Published September 2015
I got the book for Christmas from my mother, who deviated away from our usual book presents of fiction, to self-help and self-awareness book presents this year. (Thanks Mom?)
I think I should start by saying that I am not a huge fan of self-help books. I think most of them read like fortune cookies, or horoscopes; they are just fillers that anyone can find some deeper meaning to. They aren’t personalized to you, or your problems, but you can certainly find points in the book where “the author is just speaking to me I know it!”
“The universe buries strange jewels deep within us all, and then stands back to see if we can find them.”
In any other scenario, this probably would have just been shelved away, unread forever, but I honestly didn’t want to hurt my mom’s feelings. So I started this right after the New Year, and here I am 6 months later, finally finished and writing a review.
“Ideas have no material body, but they do have a consciousness, and they most certainly have a will. Ideas are driven by a single impulse: to be made manifest.”
The premise of this book was supposed to aid in something I have been struggling with for about three years, or since I graduated from college: how to live creatively and happily. (Now I understand why people buy self help books, I suppose. For the assurance that other people are struggling with the same issues they are.) While I do think that some parts of this were a bit…hokey, I feel that there was at least little tidbits that I could walk away with.
Readers of all ages and walks of life have drawn inspiration and empowerment from Elizabeth Gilbert’s books for years. Now this beloved author digs deep into her own generative process to share her wisdom and unique perspective about creativity. With profound empathy and radiant generosity, she offers potent insights into the mysterious nature of inspiration. She asks us to embrace our curiosity and let go of needless suffering. She shows us how to tackle what we most love, and how to face down what we most fear. She discusses the attitudes, approaches, and habits we need in order to live our most creative lives. Balancing between soulful spirituality and cheerful pragmatism, Gilbert encourages us to uncover the “strange jewels” that are hidden within each of us. Whether we are looking to write a book, make art, find new ways to address challenges in our work, embark on a dream long deferred, or simply infuse our everyday lives with more mindfulness and passion, Big Magic cracks open a world of wonder and joy.
I read this book with tabs in hand. I think that is partly why I had a hard time finishing it, because I don’t like books that feel like homework, or a chore. But I felt that if I wasn’t tabbing certain ‘nuggets of wisdom’, then I would be missing out on tips to unlocking my creative self.
“My creative expression must be the most important thing in the world to me (if I am to live artistically), and it also must not matter at all (if I am to live sanely).”

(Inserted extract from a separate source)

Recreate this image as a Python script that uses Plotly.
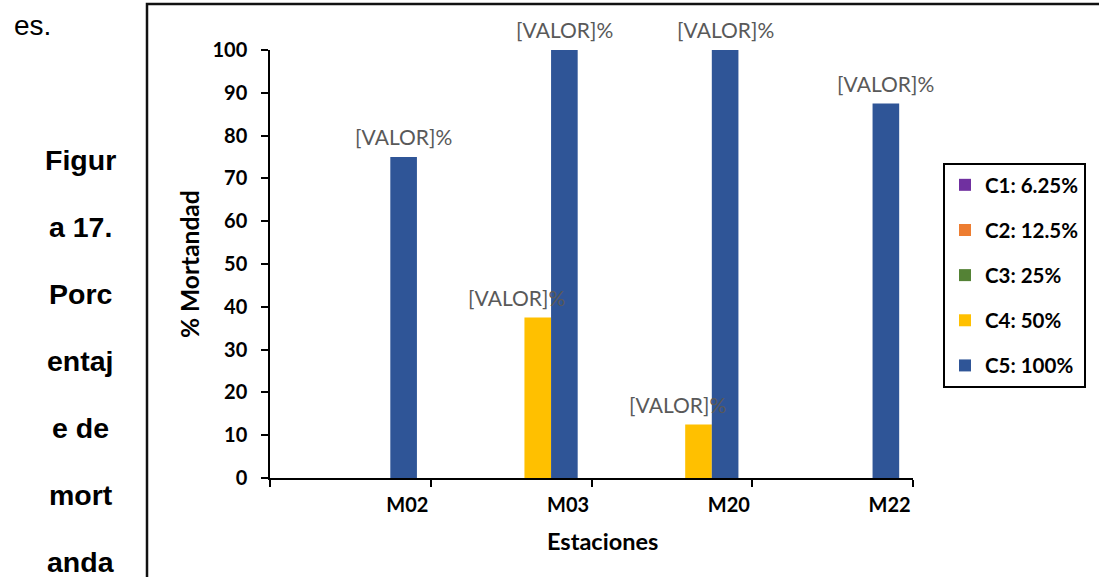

I really enjoyed some of the little stories that were included in Big Magic. The setup of the book seemed to flow rather well: little story, then advice and wisdom…repeat 10x. I think this fact made the book much more interesting than it would have been if it was simply written like an advice book. The only problem with the stories, which really isn’t that big of a problem, was that it seemed that Elizabeth Gilbert was constantly reminding us at how famous she really is. All of her friends, and subsequent heroes of her creative stories, are famous, highly successful people that span all sorts of fields. I understand as a famous person, you are going to have famous friends. But sometimes it is hard to take away that this could be applicable to me and my life if I am not in that same social circle.
“All work wants to be made, and it wants to be made through you.”
I don’t want to go on and on about the ins and outs of Big Magic. It is not a book that you break down the writing style etc. Gilbert writes this very informally, so the reader is under the impression that she is personally speaking to them. I think my overall perception of Big Magic boils down to this: I enjoyed the book and I have embraced a tiny amount of creativity inside me because of it. But honestly if you asked me about anything specific that happens in this book, I wouldn’t be able to recall. I did, however, decide that I am going to read Gilbert’s other big novels: Eat, Pray, Love and The Significance of All Things, so there’s that.
“Is it possible, then, that creativity is not fucking with us at all, but that we have been fucking with it?”